▸ **PROBLEM REQUIREMENTS**: Repeat the material verbatim. Images are excluded from the copy.

— Start DATA SUPPLIED —

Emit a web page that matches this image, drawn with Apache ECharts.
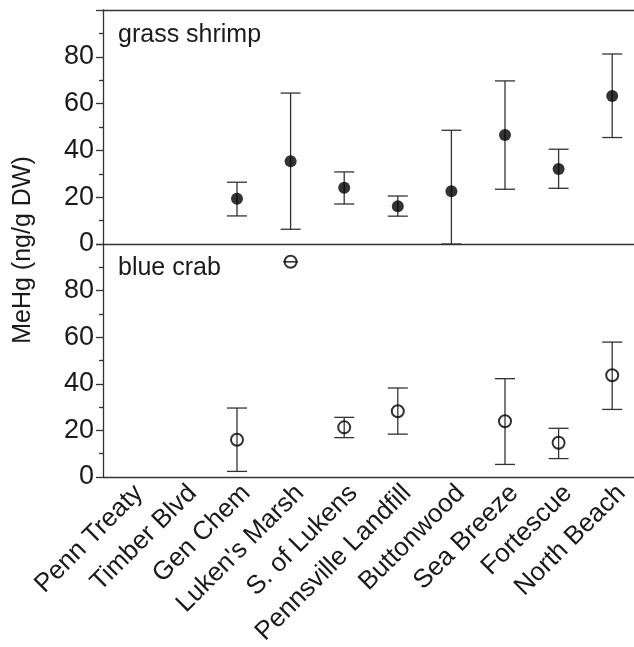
<!DOCTYPE html>
<html>
<head>
<meta charset="utf-8">
<script src="https://cdn.jsdelivr.net/npm/echarts@6/dist/echarts.min.js"></script>
<style>
html,body{margin:0;padding:0;background:#fff;}
#chart{width:634px;height:647px;}
</style>
</head>
<body>
<div id="chart"></div>
<script>
const categories = ["Penn Treaty","Timber Blvd","Gen Chem","Luken's Marsh","S. of Lukens","Pennsville Landfill","Buttonwood","Sea Breeze","Fortescue","North Beach"];
const shrimpMean = [null, null, 19.3, 35.4, 24.0, 16.1, 22.5, 46.6, 32.1, 63.2];
const shrimpLo   = [null, null, 12.0,  6.3, 17.1, 11.9,  0.0, 23.4, 23.8, 45.5];
const shrimpHi   = [null, null, 26.4, 64.5, 30.8, 20.5, 48.6, 69.7, 40.5, 81.2];
const crabMean   = [null, null, 16.0, 92.4, 21.3, 28.2, null, 23.9, 14.7, 43.7];
const crabLo     = [null, null,  2.4, 92.4, 16.9, 18.4, null,  5.4,  7.9, 29.0];
const crabHi     = [null, null, 29.6, 92.4, 25.6, 38.2, null, 42.2, 20.9, 57.9];
const yTicks = [0, 20, 40, 60, 80];
const panelTitles = ["grass shrimp", "blue crab"];
const yAxisTitle = "MeHg (ng/g DW)";

const FONT = '"Liberation Sans", Arial, sans-serif';
const INK = '#1a1a1a';
const LINE = '#333';

function errData(lo, hi) {
  return categories.map((c, i) => (lo[i] == null ? [i, null, null] : [i, lo[i], hi[i]]));
}
function ptData(m) {
  return categories.map((c, i) => [i, m[i]]);
}
function renderErr(params, api) {
  const lo = api.value(1), hi = api.value(2);
  if (lo == null || hi == null || isNaN(lo) || isNaN(hi)) return null;
  const x = api.value(0);
  const pLo = api.coord([x, lo]);
  const pHi = api.coord([x, hi]);
  const cap = (lo === hi) ? 7 : 10;
  const style = {stroke: LINE, lineWidth: 1.3, fill: null};
  return {
    type: 'group',
    children: [
      {type: 'line', shape: {x1: pLo[0], y1: pLo[1], x2: pHi[0], y2: pHi[1]}, style: style},
      {type: 'line', shape: {x1: pLo[0] - cap, y1: pLo[1], x2: pLo[0] + cap, y2: pLo[1]}, style: style},
      {type: 'line', shape: {x1: pHi[0] - cap, y1: pHi[1], x2: pHi[0] + cap, y2: pHi[1]}, style: style}
    ]
  };
}

function yAxisOpt(gi) {
  return {
    gridIndex: gi, type: 'value', min: 0, max: 100, interval: 20,
    axisLine: {show: true, lineStyle: {color: LINE, width: 1.3}},
    axisTick: {show: true, length: 7, lineStyle: {color: LINE, width: 1.3}},
    minorTick: {show: true, splitNumber: 2, length: 4, lineStyle: {color: LINE, width: 1.3}},
    splitLine: {show: false},
    axisLabel: {
      fontFamily: FONT, fontSize: 27, color: INK, margin: 9,
      formatter: v => (yTicks.indexOf(v) >= 0 ? String(v) : '')
    }
  };
}
function xLine(gi, pos, labels) {
  return {
    gridIndex: gi, type: 'category', data: categories, position: pos,
    axisLine: {lineStyle: {color: LINE, width: 1.3}}, axisTick: {show: false},
    axisLabel: labels
      ? {interval: 0, rotate: 45, fontFamily: FONT, fontSize: 26, color: INK, margin: 3, align: 'right', verticalAlign: 'top'}
      : {show: false},
    splitLine: {show: false}
  };
}

const chart = echarts.init(document.getElementById('chart'), null, {renderer: 'canvas'});
chart.setOption({
  animation: false,
  grid: [
    {left: 103, top: 10, width: 536, height: 234, outerBoundsMode: 'none', show: false},
    {left: 103, top: 244, width: 536, height: 233, outerBoundsMode: 'none', show: false}
  ],
  xAxis: [xLine(0, 'bottom', false), xLine(1, 'bottom', true), xLine(0, 'top', false)],
  yAxis: [yAxisOpt(0), yAxisOpt(1)],
  graphic: [
    {type: 'text', left: 118, top: 23, style: {text: panelTitles[0], font: '25px ' + FONT, fill: INK}},
    {type: 'text', left: 118, top: 256, style: {text: panelTitles[1], font: '25px ' + FONT, fill: INK}},
    {type: 'text', x: 23, y: 250, rotation: Math.PI / 2,
     style: {text: yAxisTitle, font: '25px ' + FONT, fill: INK, textAlign: 'center', textVerticalAlign: 'middle'}}
  ],
  series: [
    {type: 'custom', xAxisIndex: 0, yAxisIndex: 0, data: errData(shrimpLo, shrimpHi), renderItem: renderErr, z: 2, encode: {x: 0, y: [1, 2]}},
    {type: 'scatter', xAxisIndex: 0, yAxisIndex: 0, data: ptData(shrimpMean), symbol: 'circle', symbolSize: 12,
     itemStyle: {color: '#000'}, z: 3},
    {type: 'custom', xAxisIndex: 1, yAxisIndex: 1, data: errData(crabLo, crabHi), renderItem: renderErr, z: 2, encode: {x: 0, y: [1, 2]}},
    {type: 'scatter', xAxisIndex: 1, yAxisIndex: 1, data: ptData(crabMean), symbol: 'circle', symbolSize: 12,
     itemStyle: {color: 'rgba(0,0,0,0)', borderColor: '#000', borderWidth: 2}, z: 3}
  ]
});
</script>
</body>
</html>
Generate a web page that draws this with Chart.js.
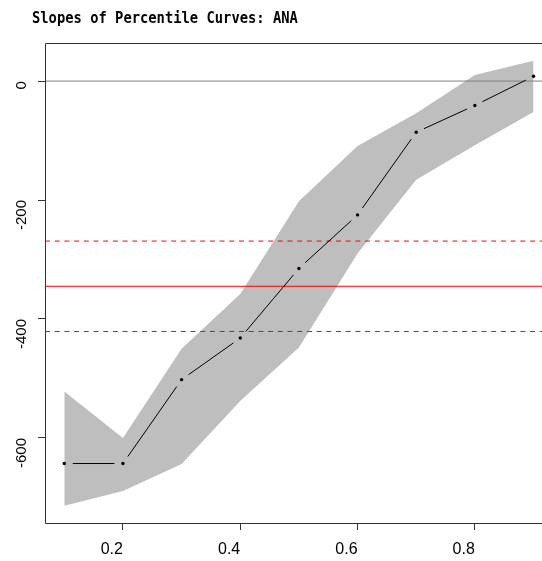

— End DATA SUPPLIED —

▸ **EXERCISE RESPONSE**:
Emit a web page that matches this image, drawn with Apache ECharts.
<!DOCTYPE html>
<html>
<head>
<meta charset="utf-8">
<script src="https://cdn.jsdelivr.net/npm/echarts@6/dist/echarts.min.js"></script>
<style>
html,body{margin:0;padding:0;background:#fff;}
#chart{width:634px;height:647px;}
</style>
</head>
<body>
<div id="chart"></div>
<script>
const categories = ["Penn Treaty","Timber Blvd","Gen Chem","Luken's Marsh","S. of Lukens","Pennsville Landfill","Buttonwood","Sea Breeze","Fortescue","North Beach"];
const shrimpMean = [null, null, 19.3, 35.4, 24.0, 16.1, 22.5, 46.6, 32.1, 63.2];
const shrimpLo   = [null, null, 12.0,  6.3, 17.1, 11.9,  0.0, 23.4, 23.8, 45.5];
const shrimpHi   = [null, null, 26.4, 64.5, 30.8, 20.5, 48.6, 69.7, 40.5, 81.2];
const crabMean   = [null, null, 16.0, 92.4, 21.3, 28.2, null, 23.9, 14.7, 43.7];
const crabLo     = [null, null,  2.4, 92.4, 16.9, 18.4, null,  5.4,  7.9, 29.0];
const crabHi     = [null, null, 29.6, 92.4, 25.6, 38.2, null, 42.2, 20.9, 57.9];
const yTicks = [0, 20, 40, 60, 80];
const panelTitles = ["grass shrimp", "blue crab"];
const yAxisTitle = "MeHg (ng/g DW)";

const FONT = '"Liberation Sans", Arial, sans-serif';
const INK = '#1a1a1a';
const LINE = '#333';

function errData(lo, hi) {
  return categories.map((c, i) => (lo[i] == null ? [i, null, null] : [i, lo[i], hi[i]]));
}
function ptData(m) {
  return categories.map((c, i) => [i, m[i]]);
}
function renderErr(params, api) {
  const lo = api.value(1), hi = api.value(2);
  if (lo == null || hi == null || isNaN(lo) || isNaN(hi)) return null;
  const x = api.value(0);
  const pLo = api.coord([x, lo]);
  const pHi = api.coord([x, hi]);
  const cap = (lo === hi) ? 7 : 10;
  const style = {stroke: LINE, lineWidth: 1.3, fill: null};
  return {
    type: 'group',
    children: [
      {type: 'line', shape: {x1: pLo[0], y1: pLo[1], x2: pHi[0], y2: pHi[1]}, style: style},
      {type: 'line', shape: {x1: pLo[0] - cap, y1: pLo[1], x2: pLo[0] + cap, y2: pLo[1]}, style: style},
      {type: 'line', shape: {x1: pHi[0] - cap, y1: pHi[1], x2: pHi[0] + cap, y2: pHi[1]}, style: style}
    ]
  };
}

function yAxisOpt(gi) {
  return {
    gridIndex: gi, type: 'value', min: 0, max: 100, interval: 20,
    axisLine: {show: true, lineStyle: {color: LINE, width: 1.3}},
    axisTick: {show: true, length: 7, lineStyle: {color: LINE, width: 1.3}},
    minorTick: {show: true, splitNumber: 2, length: 4, lineStyle: {color: LINE, width: 1.3}},
    splitLine: {show: false},
    axisLabel: {
      fontFamily: FONT, fontSize: 27, color: INK, margin: 9,
      formatter: v => (yTicks.indexOf(v) >= 0 ? String(v) : '')
    }
  };
}
function xLine(gi, pos, labels) {
  return {
    gridIndex: gi, type: 'category', data: categories, position: pos,
    axisLine: {lineStyle: {color: LINE, width: 1.3}}, axisTick: {show: false},
    axisLabel: labels
      ? {interval: 0, rotate: 45, fontFamily: FONT, fontSize: 26, color: INK, margin: 3, align: 'right', verticalAlign: 'top'}
      : {show: false},
    splitLine: {show: false}
  };
}

const chart = echarts.init(document.getElementById('chart'), null, {renderer: 'canvas'});
chart.setOption({
  animation: false,
  grid: [
    {left: 103, top: 10, width: 536, height: 234, outerBoundsMode: 'none', show: false},
    {left: 103, top: 244, width: 536, height: 233, outerBoundsMode: 'none', show: false}
  ],
  xAxis: [xLine(0, 'bottom', false), xLine(1, 'bottom', true), xLine(0, 'top', false)],
  yAxis: [yAxisOpt(0), yAxisOpt(1)],
  graphic: [
    {type: 'text', left: 118, top: 23, style: {text: panelTitles[0], font: '25px ' + FONT, fill: INK}},
    {type: 'text', left: 118, top: 256, style: {text: panelTitles[1], font: '25px ' + FONT, fill: INK}},
    {type: 'text', x: 23, y: 250, rotation: Math.PI / 2,
     style: {text: yAxisTitle, font: '25px ' + FONT, fill: INK, textAlign: 'center', textVerticalAlign: 'middle'}}
  ],
  series: [
    {type: 'custom', xAxisIndex: 0, yAxisIndex: 0, data: errData(shrimpLo, shrimpHi), renderItem: renderErr, z: 2, encode: {x: 0, y: [1, 2]}},
    {type: 'scatter', xAxisIndex: 0, yAxisIndex: 0, data: ptData(shrimpMean), symbol: 'circle', symbolSize: 12,
     itemStyle: {color: '#000'}, z: 3},
    {type: 'custom', xAxisIndex: 1, yAxisIndex: 1, data: errData(crabLo, crabHi), renderItem: renderErr, z: 2, encode: {x: 0, y: [1, 2]}},
    {type: 'scatter', xAxisIndex: 1, yAxisIndex: 1, data: ptData(crabMean), symbol: 'circle', symbolSize: 12,
     itemStyle: {color: 'rgba(0,0,0,0)', borderColor: '#000', borderWidth: 2}, z: 3}
  ]
});
</script>
</body>
</html>
Generate a web page that draws this with Chart.js.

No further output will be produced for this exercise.